* START SUPPLIED INFORMATION *

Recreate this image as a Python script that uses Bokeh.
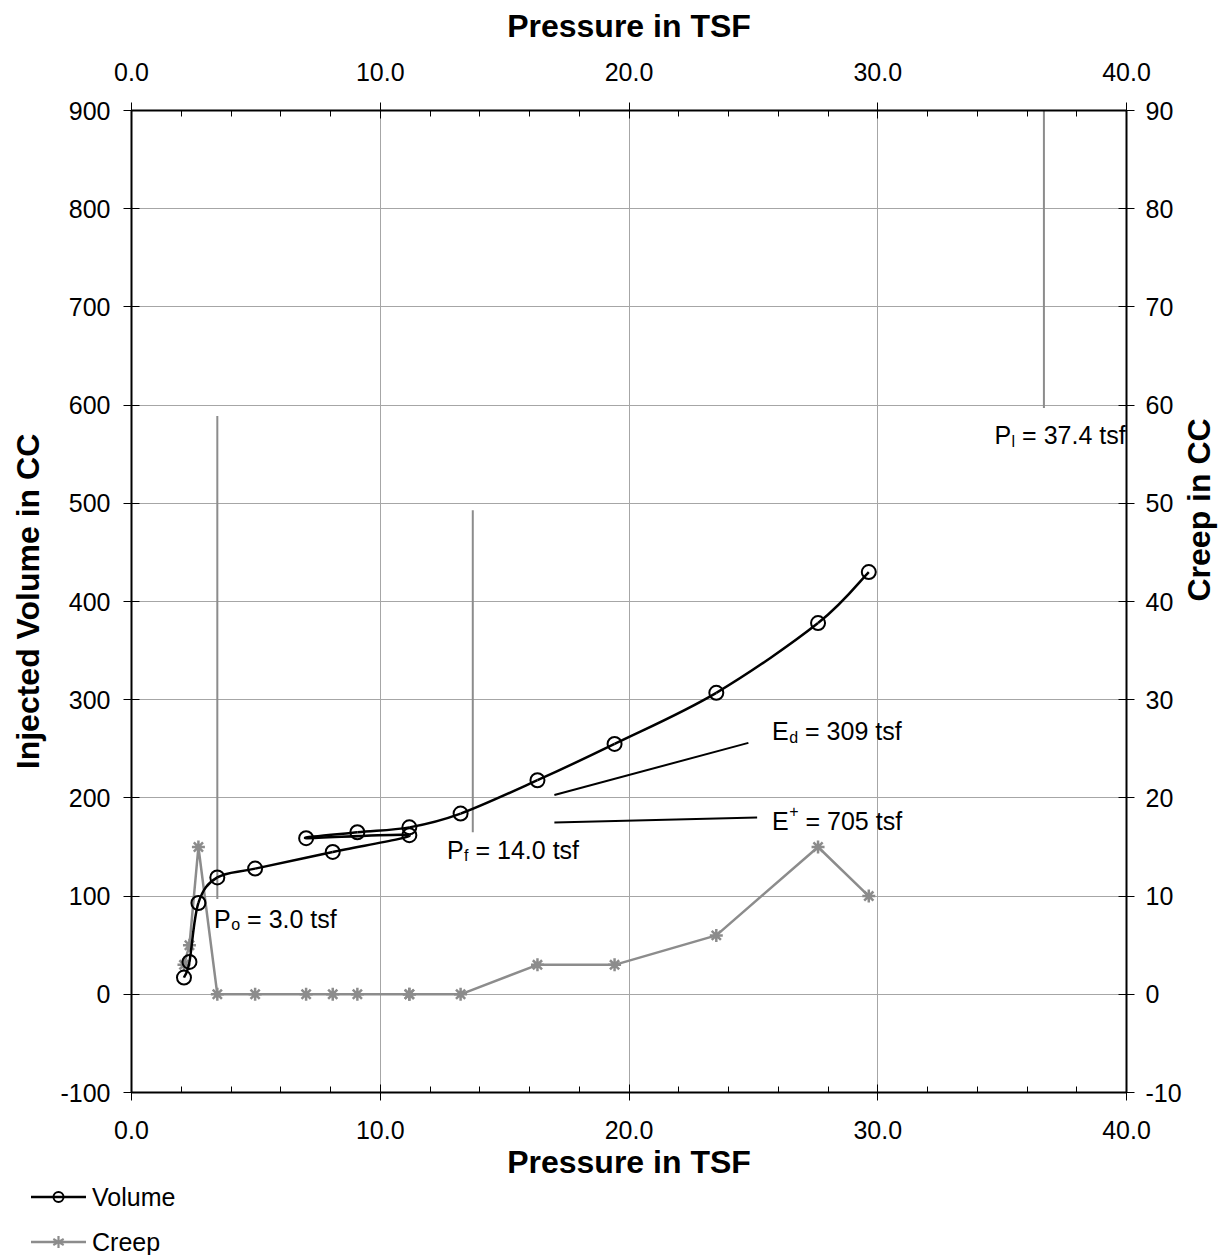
import math
from bokeh.plotting import figure
from bokeh.layouts import column
from bokeh.models import (LinearAxis, Range1d, SingleIntervalTicker, NumeralTickFormatter,
                          Label, Div)
from bokeh.embed import file_html
from bokeh.resources import INLINE

# ---------------- data ----------------
pressure = [2.11, 2.33, 2.69, 3.45, 4.97, 8.09, 11.17, 7.02, 9.08, 11.17, 13.23,
            16.32, 19.42, 23.51, 27.60, 29.64]
volume = [17, 33, 93, 119, 128, 145, 162, 159, 165, 170, 184, 218, 255, 307, 378, 430]
creep = [3, 5, 15, 0, 0, 0, 0, 0, 0, 0, 0, 3, 3, 6, 15, 10]
series_names = ["Volume", "Creep"]

# vertical reference lines (P_o, P_f, P_l)
ref_x = [3.45, 13.72, 36.68]
ref_y_low = [97, 165, 597]
ref_y_high = [589, 493, 900]

# modulus lines (E_d, E+)
mod_x0 = [17.0, 17.0]
mod_y0 = [203, 175]
mod_x1 = [24.8, 25.15]
mod_y1 = [256, 180]

# annotation labels
label_main = ["P", "P", "P", "E", "E"]
label_small = ["o", "f", "l", "d", "+"]
label_rest = ["= 3.0 tsf", "= 14.0 tsf", "= 37.4 tsf", "= 309 tsf", "= 705 tsf"]
label_x = [3.32, 12.68, 34.69, 25.75, 25.75]
label_y = [68, 138, 560, 258.5, 167]
label_sup = [False, False, False, False, True]

FONT = "Liberation Sans"
GRAY = "#8c8c8c"
GRID = "#a6a6a6"
MAIN_PX = 25
SUB_PX = 16

p = figure(frame_width=995, frame_height=982,
           x_range=Range1d(0, 40), y_range=Range1d(-100, 900),
           output_backend="svg", toolbar_location=None,
           min_border_left=131, min_border_right=95, min_border_top=110,
           min_border_bottom=90, background_fill_color="white",
           border_fill_color="white")
p.outline_line_color = None
p.extra_y_ranges = {"creep": Range1d(-10, 90)}

xticker = SingleIntervalTicker(interval=10, num_minor_ticks=5)
yticker = SingleIntervalTicker(interval=100, num_minor_ticks=0)
cticker = SingleIntervalTicker(interval=10, num_minor_ticks=0)

top = LinearAxis()
right = LinearAxis(y_range_name="creep")
p.add_layout(top, "above")
p.add_layout(right, "right")
bottom = p.below[0]
left = p.left[0]

for ax, tk in ((bottom, xticker), (top, xticker), (left, yticker), (right, cticker)):
    ax.ticker = tk
    ax.axis_line_color = "black"
    ax.axis_line_width = 2
    ax.major_tick_in = 8
    ax.major_tick_out = 8
    ax.major_tick_line_color = "black"
    ax.major_tick_line_width = 1
    ax.minor_tick_in = 6
    ax.minor_tick_out = 0
    ax.minor_tick_line_color = "black"
    ax.major_label_text_font = FONT
    ax.major_label_text_font_size = "25px"
    ax.major_label_text_color = "black"
    ax.axis_label_text_font = FONT
    ax.axis_label_text_font_style = "bold"
    ax.axis_label_text_font_size = "32px"
    ax.axis_label_text_color = "black"

for ax in (bottom, top):
    ax.formatter = NumeralTickFormatter(format="0.0")
    ax.axis_label = "Pressure in TSF"
bottom.major_label_standoff = 20
bottom.axis_label_standoff = 2
top.major_label_standoff = 22
top.axis_label_standoff = 16

left.formatter = NumeralTickFormatter(format="0")
right.formatter = NumeralTickFormatter(format="0")
left.axis_label = "Injected Volume in CC"
left.major_label_standoff = 13
left.axis_label_standoff = 11
right.axis_label = "Creep in CC"
right.major_label_standoff = 11
right.axis_label_standoff = 14
try:
    right.axis_label_orientation = math.pi / 2
except Exception:
    pass

p.xgrid.ticker = xticker
p.ygrid.ticker = yticker
p.xgrid.grid_line_color = GRID
p.ygrid.grid_line_color = GRID
p.xgrid.grid_line_width = 1
p.ygrid.grid_line_width = 1

# reference lines
p.segment(x0=ref_x, y0=ref_y_low, x1=ref_x, y1=ref_y_high, line_color=GRAY, line_width=2)
p.segment(x0=mod_x0, y0=mod_y0, x1=mod_x1, y1=mod_y1, line_color="black", line_width=2)

# creep series
p.line(pressure, creep, y_range_name="creep", line_color=GRAY, line_width=2.5)
p.scatter(pressure, creep, y_range_name="creep", marker="asterisk", size=13,
          line_color=GRAY, line_width=2.5)

# volume series: smoothed curve through the points (Catmull-Rom -> Bezier)
n = len(pressure)
bx0, by0, bx1, by1, cx0, cy0, cx1, cy1 = [], [], [], [], [], [], [], []
for i in range(n - 1):
    xa, ya = pressure[max(i - 1, 0)], volume[max(i - 1, 0)]
    xb, yb = pressure[i], volume[i]
    xc, yc = pressure[i + 1], volume[i + 1]
    xd, yd = pressure[min(i + 2, n - 1)], volume[min(i + 2, n - 1)]
    bx0.append(xb); by0.append(yb); bx1.append(xc); by1.append(yc)
    cx0.append(xb + (xc - xa) / 6.0); cy0.append(yb + (yc - ya) / 6.0)
    cx1.append(xc - (xd - xb) / 6.0); cy1.append(yc - (yd - yb) / 6.0)
p.bezier(x0=bx0, y0=by0, x1=bx1, y1=by1, cx0=cx0, cy0=cy0, cx1=cx1, cy1=cy1,
         line_color="black", line_width=2.5)
p.scatter(pressure, volume, marker="circle", size=14, fill_color=None,
          line_color="black", line_width=2)

# annotations with sub/superscripts
MAIN_W = 0.667 * MAIN_PX
SPACE_W = 0.278 * MAIN_PX
SMALL_W = {"o": 0.556, "f": 0.278, "l": 0.222, "d": 0.556, "+": 0.584}
RAISE = 9
for mtxt, stxt, rtxt, lx, ly, sup in zip(label_main, label_small, label_rest,
                                         label_x, label_y, label_sup):
    p.add_layout(Label(x=lx, y=ly, y_offset=RAISE, text=mtxt, text_font=FONT,
                       text_font_size=f"{MAIN_PX}px", text_color="black",
                       text_baseline="alphabetic"))
    p.add_layout(Label(x=lx, y=ly, x_offset=MAIN_W + 0.5,
                       y_offset=RAISE + (10 if sup else -6),
                       text=stxt, text_font=FONT, text_font_size=f"{SUB_PX}px",
                       text_color="black", text_baseline="alphabetic"))
    p.add_layout(Label(x=lx, y=ly, x_offset=MAIN_W + SMALL_W[stxt] * SUB_PX + SPACE_W + 0.5,
                       y_offset=RAISE, text=rtxt, text_font=FONT,
                       text_font_size=f"{MAIN_PX}px", text_color="black",
                       text_baseline="alphabetic"))

# legend strip below the chart (keys + series names)
vol_key = ('<svg width="55" height="20" style="position:absolute;left:31px;top:5px">'
           '<line x1="0" y1="10" x2="55" y2="10" stroke="black" stroke-width="2.5"/>'
           '<circle cx="27.5" cy="10" r="5" fill="none" stroke="black" stroke-width="2"/>'
           '</svg>')
creep_key = ('<svg width="55" height="20" style="position:absolute;left:31px;top:50px">'
             f'<line x1="0" y1="10" x2="55" y2="10" stroke="{GRAY}" stroke-width="2.5"/>'
             f'<g stroke="{GRAY}" stroke-width="2.2">'
             '<line x1="27.5" y1="4" x2="27.5" y2="16"/>'
             '<line x1="22.3" y1="7" x2="32.7" y2="13"/>'
             '<line x1="22.3" y1="13" x2="32.7" y2="7"/></g>'
             '</svg>')
label_style = (f"position:absolute;left:92px;font-family:'{FONT}';font-size:25px;"
               "line-height:30px;color:black;white-space:nowrap;")
legend_html = ('<div style="position:relative;width:1221px;height:73px;">'
               + vol_key
               + f'<span style="{label_style}top:0px">{series_names[0]}</span>'
               + creep_key
               + f'<span style="{label_style}top:45px">{series_names[1]}</span>'
               + '</div>')
legend_div = Div(text=legend_html, width=1221, height=73, margin=0)

layout = column(p, legend_div, spacing=0)
open("out.html", "w").write(file_html(layout, INLINE))
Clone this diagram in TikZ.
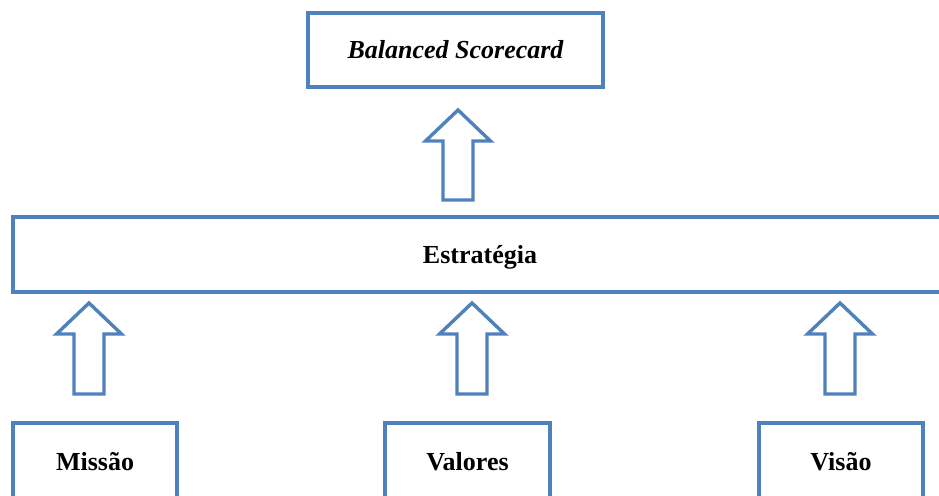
\documentclass[tikz,border=0pt]{standalone}
\usepackage{fontspec}
\setmainfont{Liberation Serif}
\begin{document}
\definecolor{frame}{HTML}{4F81BD}
\begin{tikzpicture}[x=1pt,y=-1pt,
  box/.style={draw=frame,line width=3.4pt,fill=white,inner sep=0pt,
              font=\fontsize{26}{30}\selectfont\bfseries},
  boxlabel/.style={font=\fontsize{26}{30}\selectfont\bfseries,inner sep=0pt},
  uparrow/.style={draw=frame,line width=3.4pt,fill=white,line join=miter}]
\useasboundingbox (0,0) rectangle (939,495);
\clip (0,0) rectangle (939,495);
% boxes
\node[box,minimum width=295pt,minimum height=74pt,font=\fontsize{26}{30}\selectfont\bfseries\itshape]
  (bsc) at (455.5,50) {Balanced Scorecard};
\node[box,minimum width=934pt,minimum height=75pt,
  label={[boxlabel,yshift=-3pt]center:Estratégia}] (est) at (480,254.5) {};
\node[box,minimum width=164pt,minimum height=78pt] (mis) at (95,462) {Missão};
\node[box,minimum width=165pt,minimum height=78pt] (val) at (467.5,462) {Valores};
\node[box,minimum width=164pt,minimum height=78pt] (vis) at (841,462) {Visão};
% block arrow: centre x, tip y, bottom y
\newcommand{\blockarrow}[3]{%
  \draw[uparrow] (#1,#2) -- (#1+32.5,#2+31) -- (#1+15,#2+31) -- (#1+15,#3)
    -- (#1-15,#3) -- (#1-15,#2+31) -- (#1-32.5,#2+31) -- cycle;}
\blockarrow{458}{110}{200}
\blockarrow{89}{303}{394}
\blockarrow{472}{303}{394}
\blockarrow{840}{303}{394}
\end{tikzpicture}
\end{document}
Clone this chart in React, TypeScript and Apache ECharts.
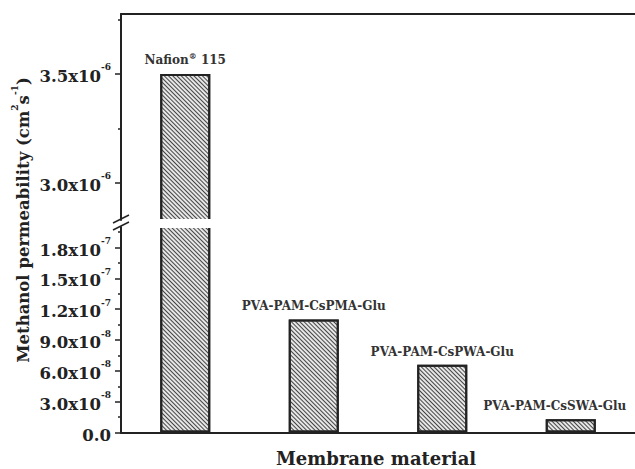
import React, { useEffect, useRef } from "react";
import * as echarts from "echarts";

const categories = ["Nafion® 115", "PVA-PAM-CsPMA-Glu", "PVA-PAM-CsPWA-Glu", "PVA-PAM-CsSWA-Glu"];
const barLabels = ["Nafion{sup|®} 115", "PVA-PAM-CsPMA-Glu", "PVA-PAM-CsPWA-Glu", "PVA-PAM-CsSWA-Glu"];
const permeability = [3.5e-6, 1.1e-7, 6.6e-8, 1.3e-8];

const upperMin = 2.83e-6;
const upperMax = 3.775e-6;
const upperTicks = [3.0e-6, 3.5e-6];
const upperTickLabels = ["3.0x10^-6", "3.5x10^-6"];
const upperMinorTicks = [3.25e-6, 3.75e-6];

const lowerMin = 0;
const lowerMax = 2.0e-7;
const lowerTicks = [0, 3e-8, 6e-8, 9e-8, 1.2e-7, 1.5e-7, 1.8e-7];
const lowerTickLabels = ["0.0", "3.0x10^-8", "6.0x10^-8", "9.0x10^-8", "1.2x10^-7", "1.5x10^-7", "1.8x10^-7"];
const lowerMinorTicks = [1.5e-8, 4.5e-8, 7.5e-8, 1.05e-7, 1.35e-7, 1.65e-7, 1.95e-7];

const FONT = "DejaVu Serif";

function fmt(ticks: number[], labels: string[]) {
  return (v: number) => {
    let best = 0;
    let d = Infinity;
    ticks.forEach((t, i) => {
      const dd = Math.abs(t - v);
      if (dd < d) { d = dd; best = i; }
    });
    const s = labels[best];
    const parts = s.split("^");
    return parts.length > 1 ? `{m|${parts[0]}}{s|${parts[1]}}` : `{m|${parts[0]}}`;
  };
}

const tickRich = {
  m: { fontFamily: FONT, fontWeight: "bold", fontSize: 16.5, color: "#222", lineHeight: 22, verticalAlign: "bottom" },
  s: { fontFamily: FONT, fontWeight: "bold", fontSize: 9, color: "#222", lineHeight: 22, verticalAlign: "top" },
};

function majorAxis(grid: number, min: number, max: number, ticks: number[], labels: string[]) {
  return {
    type: "value", gridIndex: grid, min, max, position: "left",
    splitLine: { show: false },
    axisLine: { show: true, lineStyle: { color: "#222", width: 2 } },
    axisTick: { show: true, inside: false, length: 6, customValues: ticks, lineStyle: { color: "#222", width: 1.5 } },
    axisLabel: { show: true, margin: 10, customValues: ticks, formatter: fmt(ticks, labels), rich: tickRich },
  };
}
function minorAxis(grid: number, min: number, max: number, ticks: number[]) {
  return {
    type: "value", gridIndex: grid, min, max, position: "left",
    splitLine: { show: false },
    axisLine: { show: false },
    axisTick: { show: true, inside: false, length: 3, customValues: ticks, lineStyle: { color: "#222", width: 1.5 } },
    axisLabel: { show: false },
  };
}

const decal = {
  symbol: "rect",
  symbolSize: 1,
  color: "#444",
  dashArrayX: [1, 0],
  dashArrayY: [1, 1.6],
  rotation: Math.PI / 4,
};

const labelStyle = {
  fontFamily: FONT, fontWeight: "bold", fontSize: 12, color: "#333",
  rich: { sup: { fontFamily: FONT, fontWeight: "bold", fontSize: 8, color: "#333", verticalAlign: "top", lineHeight: 16 } },
};

export default function App() {
  const ref = useRef<HTMLDivElement>(null);
  useEffect(() => {
    const chart = echarts.init(ref.current!, null, { renderer: "svg" });
    chart.setOption({
      animation: false,
      backgroundColor: "#fff",
      grid: [
        { left: 121, right: -4, top: 14, height: 206 },
        { left: 121, right: -4, top: 227, height: 205.5 },
      ],
      xAxis: [
        { type: "category", gridIndex: 0, data: categories, position: "top",
          axisLine: { show: true, onZero: false, lineStyle: { color: "#222", width: 2 } },
          axisTick: { show: false }, axisLabel: { show: false } },
        { type: "category", gridIndex: 1, data: categories, position: "bottom",
          axisLine: { show: true, onZero: false, lineStyle: { color: "#222", width: 2 } },
          axisTick: { show: false }, axisLabel: { show: false } },
      ],
      yAxis: [
        majorAxis(0, upperMin, upperMax, upperTicks, upperTickLabels),
        minorAxis(0, upperMin, upperMax, upperMinorTicks),
        majorAxis(1, lowerMin, lowerMax, lowerTicks, lowerTickLabels),
        minorAxis(1, lowerMin, lowerMax, lowerMinorTicks),
      ],
      series: [
        {
          type: "bar", xAxisIndex: 0, yAxisIndex: 0, barWidth: 50, clip: true,
          data: permeability.map((v, i) => (i === 0 ? v : "-")),
          itemStyle: { color: "#e6e6e6", borderColor: "#222", borderWidth: 2, decal },
          label: { show: true, position: "top", distance: 6, formatter: (p: any) => barLabels[p.dataIndex], ...labelStyle },
        },
        {
          type: "bar", xAxisIndex: 1, yAxisIndex: 2, barWidth: 50, clip: true,
          data: permeability.map((v, i) => ({
            value: v,
            label: { show: i !== 0, offset: i === 3 ? [-16, 0] : [0, 0] },
          })),
          itemStyle: { color: "#e6e6e6", borderColor: "#222", borderWidth: 2, decal },
          label: { show: true, position: "top", distance: 7, formatter: (p: any) => barLabels[p.dataIndex], ...labelStyle },
        },
      ],
      graphic: [
        { type: "rect", z: 100, shape: { x: 150, y: 219, width: 72, height: 9 }, style: { fill: "#fff" } },
        { type: "line", z: 100, shape: { x1: 113, y1: 223, x2: 129, y2: 215 }, style: { stroke: "#222", lineWidth: 1.5 } },
        { type: "line", z: 100, shape: { x1: 113, y1: 230, x2: 129, y2: 222 }, style: { stroke: "#222", lineWidth: 1.5 } },
        {
          type: "text", z: 100, x: 21, y: 220, rotation: Math.PI / 2,
          style: {
            text: "{m|Methanol permeability (cm}{s|2}{m|s}{s|-1}{m|)}",
            align: "center", verticalAlign: "middle",
            rich: {
              m: { fontFamily: FONT, fontWeight: "bold", fontSize: 16.5, fill: "#222", lineHeight: 22, verticalAlign: "bottom" },
              s: { fontFamily: FONT, fontWeight: "bold", fontSize: 9, fill: "#222", lineHeight: 22, verticalAlign: "top" },
            },
          },
        },
        {
          type: "text", z: 100, x: 376, y: 458,
          style: { text: "Membrane material", align: "center", verticalAlign: "middle",
            fontFamily: FONT, fontWeight: "bold", fontSize: 18, fill: "#222" },
        },
      ],
    });
    return () => chart.dispose();
  }, []);
  return <div ref={ref} style={{ position: "fixed", left: 0, top: 0, width: 635, height: 469 }} />;
}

* END SUPPLIED INFORMATION *

▶ EXERCISE:
Output exactly the span of lines from the top of the listing through the line holding "cticker = SingleIntervalTicker(interval=10, num_minor_ticks=0)", and leave every picture out.

▶ SOLUTION:
Recreate this image as a Python script that uses Bokeh.
import math
from bokeh.plotting import figure
from bokeh.layouts import column
from bokeh.models import (LinearAxis, Range1d, SingleIntervalTicker, NumeralTickFormatter,
                          Label, Div)
from bokeh.embed import file_html
from bokeh.resources import INLINE

# ---------------- data ----------------
pressure = [2.11, 2.33, 2.69, 3.45, 4.97, 8.09, 11.17, 7.02, 9.08, 11.17, 13.23,
            16.32, 19.42, 23.51, 27.60, 29.64]
volume = [17, 33, 93, 119, 128, 145, 162, 159, 165, 170, 184, 218, 255, 307, 378, 430]
creep = [3, 5, 15, 0, 0, 0, 0, 0, 0, 0, 0, 3, 3, 6, 15, 10]
series_names = ["Volume", "Creep"]

# vertical reference lines (P_o, P_f, P_l)
ref_x = [3.45, 13.72, 36.68]
ref_y_low = [97, 165, 597]
ref_y_high = [589, 493, 900]

# modulus lines (E_d, E+)
mod_x0 = [17.0, 17.0]
mod_y0 = [203, 175]
mod_x1 = [24.8, 25.15]
mod_y1 = [256, 180]

# annotation labels
label_main = ["P", "P", "P", "E", "E"]
label_small = ["o", "f", "l", "d", "+"]
label_rest = ["= 3.0 tsf", "= 14.0 tsf", "= 37.4 tsf", "= 309 tsf", "= 705 tsf"]
label_x = [3.32, 12.68, 34.69, 25.75, 25.75]
label_y = [68, 138, 560, 258.5, 167]
label_sup = [False, False, False, False, True]

FONT = "Liberation Sans"
GRAY = "#8c8c8c"
GRID = "#a6a6a6"
MAIN_PX = 25
SUB_PX = 16

p = figure(frame_width=995, frame_height=982,
           x_range=Range1d(0, 40), y_range=Range1d(-100, 900),
           output_backend="svg", toolbar_location=None,
           min_border_left=131, min_border_right=95, min_border_top=110,
           min_border_bottom=90, background_fill_color="white",
           border_fill_color="white")
p.outline_line_color = None
p.extra_y_ranges = {"creep": Range1d(-10, 90)}

xticker = SingleIntervalTicker(interval=10, num_minor_ticks=5)
yticker = SingleIntervalTicker(interval=100, num_minor_ticks=0)
cticker = SingleIntervalTicker(interval=10, num_minor_ticks=0)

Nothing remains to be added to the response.